* [Exercise requirements]: Copy the material that follows word for word and omit its pictures.

* [Data excerpts]:
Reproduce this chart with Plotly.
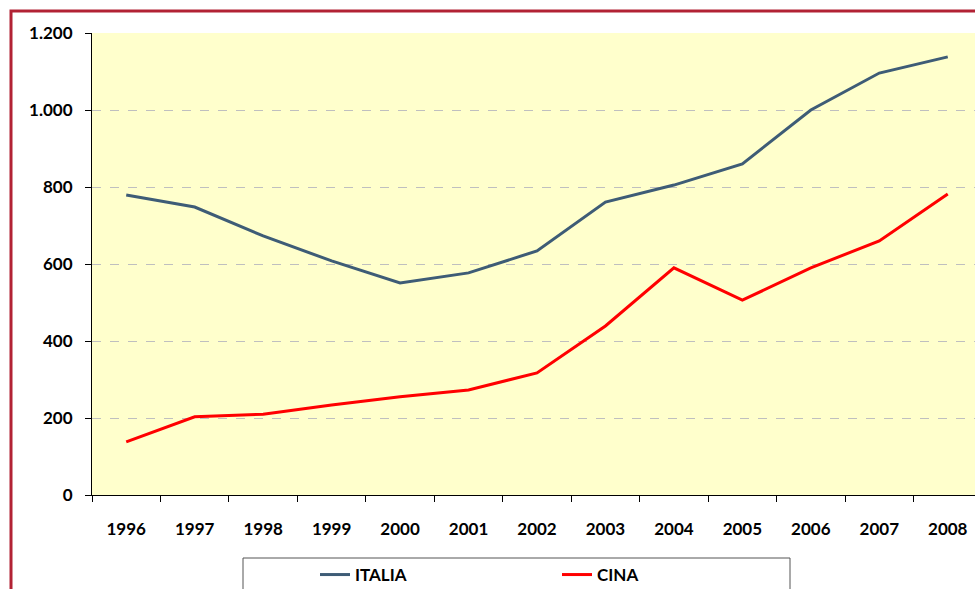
import plotly.graph_objects as go

years = ["1996", "1997", "1998", "1999", "2000", "2001", "2002",
         "2003", "2004", "2005", "2006", "2007", "2008"]
italia = [779, 748, 673, 608, 551, 577, 634, 761, 805, 860, 1000, 1096, 1138]
cina = [138, 203, 210, 234, 255, 273, 317, 439, 590, 506, 590, 660, 782]
y_ticks = [0, 200, 400, 600, 800, 1000, 1200]

FONT = "Lato"
W, H = 975, 589
ML, MT, MR, MB = 92, 33, 0, 94
PW = W - ML - MR
PH = H - MT - MB
CAT_PX = 68.46  # pixel width of one category in the reference
x_max = -0.5 + PW / CAT_PX

def px_x(x):
    return (x - ML) / PW

def px_y(y):
    return (H - MB - y) / PH

fig = go.Figure()
fig.add_trace(go.Scatter(x=years, y=italia, mode="lines", name="ITALIA",
                         line=dict(color="#3E5C76", width=3)))
fig.add_trace(go.Scatter(x=years, y=cina, mode="lines", name="CINA",
                         line=dict(color="#FF0000", width=3)))

tf = dict(family=FONT, size=17, color="black", weight="bold")

fig.update_layout(
    width=W, height=H,
    margin=dict(l=ML, r=MR, t=MT, b=MB, autoexpand=False),
    paper_bgcolor="white",
    plot_bgcolor="#FFFFCC",
    separators=",.",
    font=dict(family=FONT, size=17, color="black"),
    showlegend=True,
    legend=dict(orientation="h", x=px_x(315), xanchor="left",
                y=px_y(557), yanchor="top", bgcolor="rgba(0,0,0,0)",
                entrywidth=197, entrywidthmode="pixels",
                font=tf, itemwidth=30, tracegroupgap=0),
    xaxis=dict(type="category", tickson="boundaries", ticks="outside",
               ticklen=6, tickcolor="black", showline=True, linecolor="black",
               linewidth=1, showgrid=False, range=[-0.5, x_max],
               ticklabelstandoff=19, tickfont=tf),
    yaxis=dict(range=[0, 1200], tickvals=y_ticks, tickformat=",",
               ticks="outside", ticklen=6, tickcolor="black",
               showline=True, linecolor="black", linewidth=1,
               showgrid=True, gridcolor="#BFBFBF", griddash="dash", gridwidth=1,
               zeroline=False, ticklabelstandoff=9, tickfont=tf),
    shapes=[
        dict(type="rect", xref="paper", yref="paper",
             x0=px_x(11), x1=px_x(1100), y0=px_y(700), y1=px_y(11),
             line=dict(color="#B22234", width=3), fillcolor="rgba(0,0,0,0)",
             layer="above"),
        dict(type="rect", xref="paper", yref="paper",
             x0=px_x(243), x1=px_x(790), y0=px_y(700), y1=px_y(558),
             line=dict(color="#555555", width=1), fillcolor="rgba(0,0,0,0)"),
    ],
)

fig.write_html(
    "out.html",
    config={"displayModeBar": False},
    post_script="document.body.style.margin='0';"
                "document.body.style.overflow='hidden';",
)
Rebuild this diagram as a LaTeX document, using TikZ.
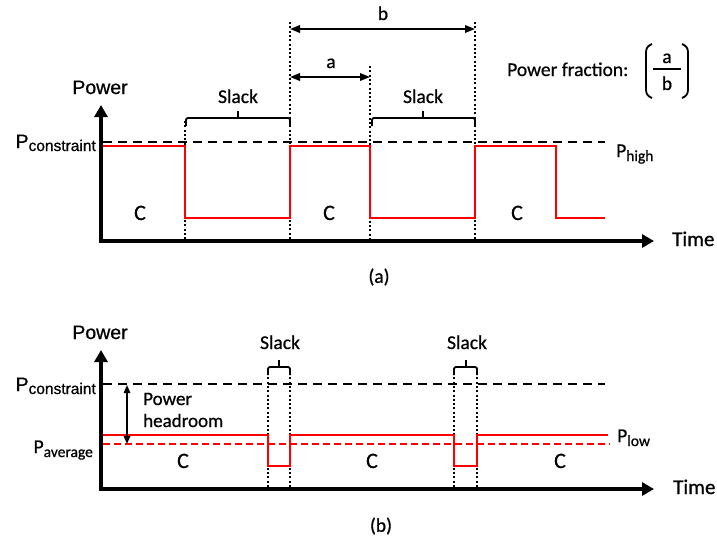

* [Exercise response]:
Reproduce this chart with Plotly.
import plotly.graph_objects as go

years = ["1996", "1997", "1998", "1999", "2000", "2001", "2002",
         "2003", "2004", "2005", "2006", "2007", "2008"]
italia = [779, 748, 673, 608, 551, 577, 634, 761, 805, 860, 1000, 1096, 1138]
cina = [138, 203, 210, 234, 255, 273, 317, 439, 590, 506, 590, 660, 782]
y_ticks = [0, 200, 400, 600, 800, 1000, 1200]

FONT = "Lato"
W, H = 975, 589
ML, MT, MR, MB = 92, 33, 0, 94
PW = W - ML - MR
PH = H - MT - MB
CAT_PX = 68.46  # pixel width of one category in the reference
x_max = -0.5 + PW / CAT_PX

def px_x(x):
    return (x - ML) / PW

def px_y(y):
    return (H - MB - y) / PH

fig = go.Figure()
fig.add_trace(go.Scatter(x=years, y=italia, mode="lines", name="ITALIA",
                         line=dict(color="#3E5C76", width=3)))
fig.add_trace(go.Scatter(x=years, y=cina, mode="lines", name="CINA",
                         line=dict(color="#FF0000", width=3)))

tf = dict(family=FONT, size=17, color="black", weight="bold")

fig.update_layout(
    width=W, height=H,
    margin=dict(l=ML, r=MR, t=MT, b=MB, autoexpand=False),
    paper_bgcolor="white",
    plot_bgcolor="#FFFFCC",
    separators=",.",
    font=dict(family=FONT, size=17, color="black"),
    showlegend=True,
    legend=dict(orientation="h", x=px_x(315), xanchor="left",
                y=px_y(557), yanchor="top", bgcolor="rgba(0,0,0,0)",
                entrywidth=197, entrywidthmode="pixels",
                font=tf, itemwidth=30, tracegroupgap=0),
    xaxis=dict(type="category", tickson="boundaries", ticks="outside",
               ticklen=6, tickcolor="black", showline=True, linecolor="black",
               linewidth=1, showgrid=False, range=[-0.5, x_max],
               ticklabelstandoff=19, tickfont=tf),
    yaxis=dict(range=[0, 1200], tickvals=y_ticks, tickformat=",",
               ticks="outside", ticklen=6, tickcolor="black",
               showline=True, linecolor="black", linewidth=1,
               showgrid=True, gridcolor="#BFBFBF", griddash="dash", gridwidth=1,
               zeroline=False, ticklabelstandoff=9, tickfont=tf),
    shapes=[
        dict(type="rect", xref="paper", yref="paper",
             x0=px_x(11), x1=px_x(1100), y0=px_y(700), y1=px_y(11),
             line=dict(color="#B22234", width=3), fillcolor="rgba(0,0,0,0)",
             layer="above"),
        dict(type="rect", xref="paper", yref="paper",
             x0=px_x(243), x1=px_x(790), y0=px_y(700), y1=px_y(558),
             line=dict(color="#555555", width=1), fillcolor="rgba(0,0,0,0)"),
    ],
)

fig.write_html(
    "out.html",
    config={"displayModeBar": False},
    post_script="document.body.style.margin='0';"
                "document.body.style.overflow='hidden';",
)
Rebuild this diagram as a LaTeX document, using TikZ.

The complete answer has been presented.